Monday, December 27, 2010

Best Album Of 2010: Mary Halvorson

JazzWrap revisits our favourite albums of 2010.

Mary Halvorson (guitar)
Saturn Sings (Firehouse 12 Records; 2010)

So when I first wrote about Mary Halvorson a few months back I enthusiastically said I was addicted to her music and her latest release, Saturn Sings (Firehouse 12 Records). Since then I have acquired a boat load of other releases featuring Halvorson; including the spectacular trio album from drummer Tom Rainey, which features some phenomenal playing from Halvorson.

But let's stay focused on the real album at hand. Saturn Sings is a powerful statement from a guitarist who really stands high and above most of her contemporaries, even if a large majority of the jazz public doesn't know who she is...yet.

Saturn Sings features the same trio from her first album as leader, Dragon's Head (Ches Smith (drums) and John Hebert (bass))now expanded into a quintet with Jon Irabagon on sax and Jonathan Finlayson on trumpet. This adds a little more body and rhythm to some of the recordings. But it doesn't interfere with free flowing atmosphere of the original group. In fact I think it gives the musicians more strength and room to breath or expand on different themes.

Halvorson is still the leader but allows the band to do some of the talking as on "Mile High Like" which Irabagon, Finlayson and Smith rip through notes while Halvorson's floats above and sometimes just underneath the rhythm. This is one the best examples of how this quintet melds together beautifully throughout Saturn Sings.

"Crack In Sky" and more importantly "Moon Traps In Seven Rings" are almost ballad-esque, with a loose abstract construction from Halvorson. Finlayson is the standout on "Moon Traps In Seven Rings" until about two thirds of the way in when Halvorson takes a Marc Ribot like solo and the group returns to the original melody. This is a great piece of writing. "Crack In Sky" sees Irabagon and Halvorson interplay beautifully--displaying Mary Halvorson can combine tradition and avant garde into something magical (similar to her mentor Anthony Braxton).

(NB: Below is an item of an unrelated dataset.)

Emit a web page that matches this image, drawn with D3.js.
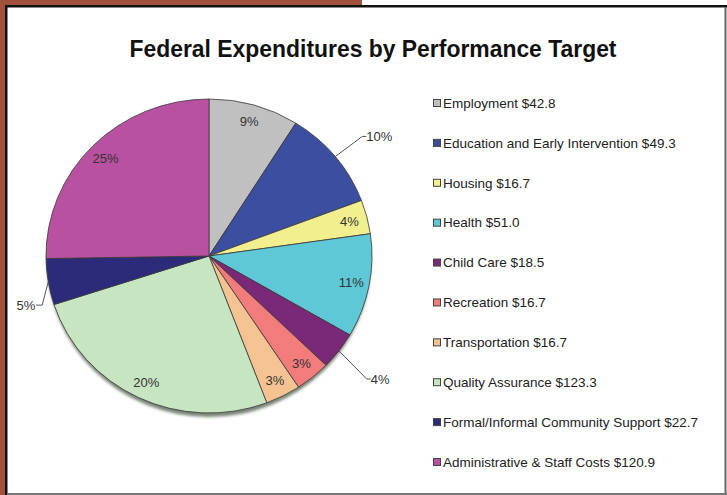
<!DOCTYPE html>
<html>
<head>
<meta charset="utf-8">
<script src="https://cdn.jsdelivr.net/npm/d3@7"></script>
<style>
  html, body { margin: 0; padding: 0; background: #fff; }
  svg { display: block; font-family: "Liberation Sans", Arial, sans-serif; }
</style>
</head>
<body>
<div id="chart"></div>
<script>
const categories = ["Employment", "Education and Early Intervention", "Housing", "Health",
  "Child Care", "Recreation", "Transportation", "Quality Assurance",
  "Formal/Informal Community Support", "Administrative & Staff Costs"];
const amounts = [42.8, 49.3, 16.7, 51.0, 18.5, 16.7, 16.7, 123.3, 22.7, 120.9];
const amountLabels = ["$42.8", "$49.3", "$16.7", "$51.0", "$18.5", "$16.7", "$16.7", "$123.3", "$22.7", "$120.9"];
const percentLabels = ["9%", "10%", "4%", "11%", "4%", "3%", "3%", "20%", "5%", "25%"];
const colors = ["#c0c0c0", "#3b4ea0", "#f2ef8f", "#5ec8d6", "#7a2878",
  "#f27b7b", "#f5c392", "#c7e5c1", "#2b2b7a", "#b8519f"];

const width = 727, height = 495;
const cx = 209, cy = 256, rx = 163, ry = 157;

// leader-line labels: elbow angle (deg) and radius relative to pie
const outside = {1: {a: 51, r: 1.21}, 4: {a: 129, r: 1.245}, 8: {a: 253, r: 1.07}};

const svg = d3.select("#chart").append("svg")
  .attr("width", width).attr("height", height);

// frame
svg.append("rect").attr("width", width).attr("height", height).attr("fill", "#fff");
svg.append("rect").attr("x", 0).attr("y", 0).attr("width", 5).attr("height", height).attr("fill", "#a0513b");
svg.append("rect").attr("x", 0).attr("y", 0).attr("width", 362).attr("height", 5).attr("fill", "#a0513b");
svg.append("rect").attr("x", 5).attr("y", 5).attr("width", 2.5).attr("height", height - 5).attr("fill", "#111");
svg.append("rect").attr("x", 5).attr("y", 5).attr("width", width - 5).attr("height", 2.5).attr("fill", "#111");
svg.append("rect").attr("x", 724.5).attr("y", 7).attr("width", 2).attr("height", height - 7).attr("fill", "#666");
svg.append("rect").attr("x", 7).attr("y", 493).attr("width", width - 7).attr("height", 2).attr("fill", "#777");

svg.append("text")
  .attr("x", 373).attr("y", 57)
  .attr("text-anchor", "middle")
  .attr("font-size", 24).attr("font-weight", "bold")
  .attr("fill", "#111")
  .attr("textLength", 487).attr("lengthAdjust", "spacingAndGlyphs")
  .text("Federal Expenditures by Performance Target");

const defs = svg.append("defs");
defs.append("filter").attr("id", "blur")
  .append("feGaussianBlur").attr("stdDeviation", 1.5);

// shadow
svg.append("ellipse")
  .attr("cx", cx).attr("cy", cy + 4)
  .attr("rx", rx - 1).attr("ry", ry)
  .attr("fill", "#4c5a47").attr("opacity", 0.75)
  .attr("filter", "url(#blur)");

const pie = d3.pie().sort(null).value(d => d)(amounts);
const arc = d3.arc().innerRadius(0).outerRadius(rx);

svg.append("g")
  .attr("transform", `translate(${cx},${cy}) scale(1,${ry / rx})`)
  .selectAll("path")
  .data(pie)
  .join("path")
  .attr("d", arc)
  .attr("fill", (d, i) => colors[i])
  .attr("stroke", "#3a3a3a")
  .attr("stroke-width", 0.8)
  .attr("vector-effect", "non-scaling-stroke");

const pt = (angle, r) => [cx + r * rx * Math.sin(angle), cy - r * ry * Math.cos(angle)];
const mid = d => (d.startAngle + d.endAngle) / 2;

const labels = svg.append("g")
  .attr("font-size", 13).attr("fill", "#333");

pie.forEach((d, i) => {
  const o = outside[i];
  if (!o) {
    const [x, y] = pt(mid(d), 0.89);
    labels.append("text")
      .attr("x", x).attr("y", y).attr("dy", "0.35em")
      .attr("text-anchor", "middle")
      .text(percentLabels[i]);
  } else {
    const p0 = pt(mid(d), 1.0);
    const p1 = pt(o.a * Math.PI / 180, o.r);
    const right = p1[0] > cx;
    const p2 = [p1[0] + (right ? 4 : -6), p1[1]];
    labels.append("path")
      .attr("d", d3.line()([p0, p1, p2]))
      .attr("fill", "none").attr("stroke", "#555").attr("stroke-width", 1);
    labels.append("text")
      .attr("x", p2[0] + (right ? 0 : -1)).attr("y", p2[1]).attr("dy", "0.35em")
      .attr("text-anchor", right ? "start" : "end")
      .text(percentLabels[i]);
  }
});

// legend
const ly = d3.scalePoint().domain(d3.range(categories.length)).range([103, 462]);
const legend = svg.append("g").selectAll("g")
  .data(categories)
  .join("g")
  .attr("transform", (d, i) => `translate(433,${ly(i)})`);

legend.append("rect")
  .attr("x", 0.5).attr("y", -3.5).attr("width", 7).attr("height", 7)
  .attr("fill", (d, i) => colors[i])
  .attr("stroke", "#444").attr("stroke-width", 1);

legend.append("text")
  .attr("x", 10).attr("y", 0).attr("dy", "0.35em")
  .attr("font-size", 13.5).attr("fill", "#222")
  .text((d, i) => `${d} ${amountLabels[i]}`);
</script>
</body>
</html>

"Sea Seizure" again expresses the more indie-rock leaning side of Halvorson. It's a groove-laden track with aggression and agitation that could sit alongside anything Sonic Youth or Praxis could write. The title track, "Saturn Sings" opens with marching order-like quality led by Halvorson and Smith, only to return to a wonderful group dynamic played out by the rhythm section. Saturn Sings is an album that is another step up for Mary Halvorson in song writing, leadership and performance.

You may have noticed the headline of today's entry was slightly different. I purposely don't like to rank my "Best Albums" because I feel its too difficult to make your deciding factors on how they should be ranked. So I'd rather just talk about them. But in the case of Mary Halvorson's Saturn Sings--I have made the rare judgement that this by far is my #1 Album Of The Year.

I wanted to talk about it early in the week in case a lot of you are not around towards the end of week/year. The sooner you know about this album the better. If you want an album and an artist that is going to knock you socks off or change your thoughts on what the guitar means to jazz, than Mary Halvorson's Saturn Sings is the place you should start. Beyond Highly Recommended.